As nuclear industry officials explained last week, Canadian reactors such as the Bruce plant on Lake Huron don't use the kind of wet, sloppy, enriched fuel that blew up in Japan. They use safe, bone-dry, natural uranium. And no matter how many wooden spoons you have, you can't mix up bone-dry uranium in an old pail.

So even if JCO/Sumitomo wins the nod to buy Bruce, this argument goes, it is unlikely it will be able to utilize its state-of-the-art methods here.

(The funny thing - actually, the hilarious thing - is that while it's true Canadian nuclear reactors don't now use enriched fuel, they soon will. That's because Canada is involving itself in the international effort to destroy unwanted U.S. and Russian nuclear bombs. The plutonium from these bombs will be mixed with depleted uranium oxide to form a mixed oxide or MOX and shipped to this country to be burned in Canadian reactors. In fact, the first shipments of MOX are due to arrive in Chalk River, north of Ottawa, within the next few weeks.)

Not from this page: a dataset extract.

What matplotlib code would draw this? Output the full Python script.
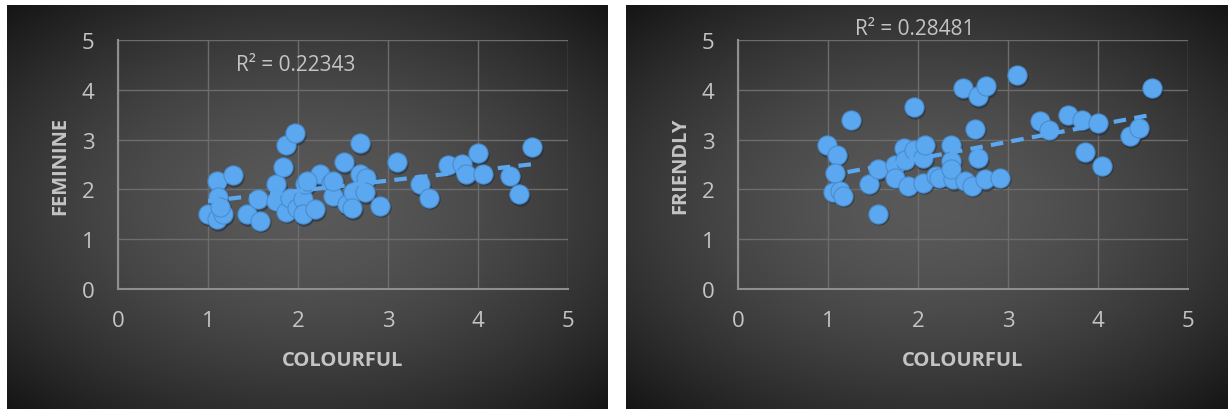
import numpy as np
import matplotlib
matplotlib.use("Agg")
import matplotlib.pyplot as plt

# ---------------- data ----------------
fem_x = [1.00, 1.10, 1.11, 1.10, 1.17, 1.13, 1.28, 1.43, 1.56, 1.58, 1.76, 1.76, 1.83, 1.87,
         1.97, 1.87, 1.91, 1.99, 2.06, 2.06, 2.08, 2.19, 2.24, 2.10, 2.37, 2.39, 2.39, 2.51,
         2.54, 2.61, 2.60, 2.69, 2.69, 2.76, 2.74, 2.91, 3.10, 3.36, 3.45, 3.67, 3.82, 3.87,
         4.00, 4.06, 4.36, 4.45, 4.60]
fem_y = [1.50, 2.17, 1.84, 1.40, 1.50, 1.65, 2.28, 1.50, 1.80, 1.37, 2.10, 1.77, 2.45, 2.90,
         3.13, 1.55, 1.83, 1.63, 1.80, 1.50, 2.10, 1.60, 2.30, 2.17, 2.13, 1.87, 2.17, 2.55,
         1.70, 1.94, 1.62, 2.93, 2.31, 2.23, 1.94, 1.67, 2.55, 2.10, 1.83, 2.50, 2.51, 2.30,
         2.73, 2.31, 2.27, 1.90, 2.85]

fri_x = [0.99, 1.10, 1.08, 1.06, 1.13, 1.17, 1.26, 1.45, 1.56, 1.56, 1.74, 1.74, 1.84, 1.85,
         1.89, 1.95, 1.95, 2.06, 2.06, 2.08, 2.20, 2.23, 2.37, 2.37, 2.39, 2.37, 2.50, 2.52,
         2.60, 2.63, 2.67, 2.67, 2.76, 2.74, 2.91, 3.10, 3.36, 3.45, 3.67, 3.82, 3.86, 4.00,
         4.04, 4.36, 4.45, 4.60]
fri_y = [2.89, 2.70, 2.33, 1.95, 1.97, 1.87, 3.40, 2.11, 2.40, 1.51, 2.50, 2.23, 2.83, 2.60,
         2.07, 3.65, 2.80, 2.63, 2.13, 2.90, 2.27, 2.23, 2.90, 2.57, 2.20, 2.40, 4.03, 2.17,
         2.07, 3.22, 2.63, 3.87, 4.07, 2.20, 2.23, 4.29, 3.37, 3.20, 3.49, 3.40, 2.75, 3.33,
         2.47, 3.07, 3.23, 4.03]

ticks = [0, 1, 2, 3, 4, 5]
x_label = "COLOURFUL"
y_labels = ["FEMININE", "FRIENDLY"]
r2_texts = ["R² = 0.22343", "R² = 0.28481"]

# ---------------- style ----------------
W, H = 1229, 410
fig = plt.figure(figsize=(W / 100, H / 100), dpi=100)
fig.patch.set_facecolor("white")
FONT = ["Open Sans", "DejaVu Sans"]
PT_COL = "#5CA8F0"
GRID = "#6c6c6c"
AXIS = "#8e8e8e"
TXT = "#c4c4c4"


def panel_bg(x0, x1, y0, y1):
    ax = fig.add_axes([x0 / W, 1 - y1 / H, (x1 - x0) / W, (y1 - y0) / H], zorder=0)
    nx, ny = 300, 200
    xx, yy = np.meshgrid(np.linspace(-1, 1, nx), np.linspace(-1, 1, ny))
    r = np.sqrt((xx * 0.85) ** 2 + (yy * 0.9) ** 2)
    c = 0.35 - 0.19 * np.clip(r, 0, 1.3) ** 1.6
    img = np.dstack([c, c, c])
    ax.imshow(img, aspect="auto", extent=[0, 1, 0, 1], interpolation="bilinear")
    ax.set_axis_off()


panel_bg(7, 608, 6, 410)
panel_bg(626, 1228, 6, 410)


def scatter_panel(left_px, xs, ys, ylab, r2, r2_pos):
    ax = fig.add_axes([left_px / W, 1 - 290 / H, 450 / W, 249 / H], zorder=2)
    ax.patch.set_alpha(0)
    ax.set_xlim(0, 5)
    ax.set_ylim(0, 5)
    ax.set_xticks(ticks)
    ax.set_yticks(ticks)
    ax.grid(True, color=GRID, linewidth=1.0)
    ax.set_axisbelow(True)
    for s in ["top", "right"]:
        ax.spines[s].set_visible(False)
    for s in ["left", "bottom"]:
        ax.spines[s].set_color(AXIS)
        ax.spines[s].set_linewidth(1.5)
    ax.tick_params(length=0, colors=TXT, labelsize=16)
    ax.tick_params(axis="x", pad=15)
    ax.tick_params(axis="y", pad=17)
    for lab in ax.get_xticklabels() + ax.get_yticklabels():
        lab.set_family(FONT)
    ax.set_xlabel(x_label, color=TXT, fontsize=14.5, fontweight="bold", family=FONT, labelpad=14)
    ax.set_ylabel(ylab, color=TXT, fontsize=14.5, fontweight="bold", family=FONT, labelpad=8)

    xs = np.asarray(xs)
    ys = np.asarray(ys)
    # shadow
    ax.scatter(xs + 0.012, ys - 0.03, s=215, color="#1e2a36", alpha=0.55, linewidths=0, zorder=3)
    ax.scatter(xs, ys, s=190, color=PT_COL, edgecolors="#4a8ccc", linewidths=0.8, zorder=4)

    k, b = np.polyfit(xs, ys, 1)
    xl = np.array([xs.min(), xs.max()])
    ax.plot(xl, k * xl + b, color=PT_COL, linewidth=3, dashes=(3, 2), zorder=5,
            solid_capstyle="butt")
    ax.text(r2_pos[0], r2_pos[1], r2, color=TXT, fontsize=15, family=FONT,
            ha="center", va="center", clip_on=False, zorder=6)
    return ax


scatter_panel(118, fem_x, fem_y, y_labels[0], r2_texts[0], (1.97, 4.5))
scatter_panel(738, fri_x, fri_y, y_labels[1], r2_texts[1], (1.96, 5.24))

fig.savefig("out.png", dpi=100, facecolor="white")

Still, there is something ironic about the timing of these two apparently unrelated stories. For while public utilities have not been paragons of virtue in the nuclear field (Chernobyl was state-owned), the record shows that they tend to become even worse as they privatize.

In Britain, for instance, the country's largest nuclear reprocessing plant recently admitted it falsified at least 22 safety checks involved in the manufacture of MOX for Japan.

British Nuclear Fuels, a government firm that owns the Sellafield reprocessing plant, is preparing to sell 50 per cent of itself to the private sector. The move to privatization has been accompanied by what the Guardian newspaper delicately calls "fears of lax safety."

The reason for this is not that privatized firms are somehow less moral. They are not. But private companies have to make a profit; that is the primary rule under which the private sector operates.

In the nuclear business, there are only two ways to do this.

One is to raise the price of the final product, the electricity produced by nuclear plants. But this is as politically unpalatable in Britain or Japan as it is in Ontario.

The other way to make a profit is to cut costs. In the heavily regulated nuclear industry, this usually means cutting corners.

This is why JCO's fission-in-a-bucket explosion last week was no anomaly. It was a perfeclty logical occurrence for a firm trying to make a buck in an industry where, if all safety rules are followed, the costs stay inordinately high. And in that sense, yes, it could happen here - particularly if Ontario Hydro's ``partnering'' plans continue apace.